Figure 6. Adding a new Directory Server source for synchronization
Novel eDirectory: Novel eDirectory should be configured to allow the specified user to browse in the Entry Rights property for the directory tree where the users to import are listed. Additionally, it should give the user Read, Write, and Compare rights in All Attributes for the same directory tree.
Sun Java System Directory Server: In the Sun Java System Directory Server, Anonymous Access to RootDSE should be enabled with Read, Write, Compare, and Search rights. If the intention is to incrementally synchronize (recommended for large directories), the account should also have Read, Compare, and Search permissions on the cn=changelog object.
IBM Tivoli: The account specified to synchronize with IBM Tivoli should be a member of the administrative group.

NOTE

To configure synchronization with a Lightweight Directory Interchange Format (LDIF) file, see the how-to guide provided by Microsoft on TechNet: http://technet.microsoft.com/en-us/library/ff959234.aspx.

2.2. Excluding Directory Tree Nodes

SharePoint allows the administrator to choose which levels of the directory and which nodes to synchronize. All other nodes will be excluded. The administrator can select the entire directory by choosing Select All or choose each organizational unit separately. Since, generally, current user data is interesting only to an organization, it is recommended that care is taken to select only organizational units that have current users in them. Exclude former employees, service users, computers, etc. See Figure 7.

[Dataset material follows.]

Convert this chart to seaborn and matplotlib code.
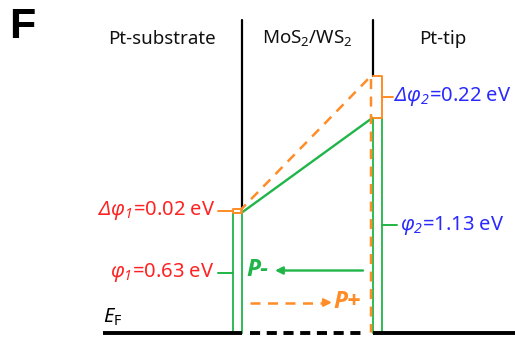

Figure 7. Selecting the directory containers and users to be synchronized for user data

NOTE

The User Profile service must be set to synch before any user profiles can be crawled. Be sure to initiate an initial synch before crawling and expecting users to be searchable.

2.2.1. Searching from MySites

Each MySite has its own search box that is similar to all the pages in a SharePoint site. However, this MySite search box can have a different target search center. Designating the target search center for MySites is done in the User Profile services application under MySite Settings (Figure 8).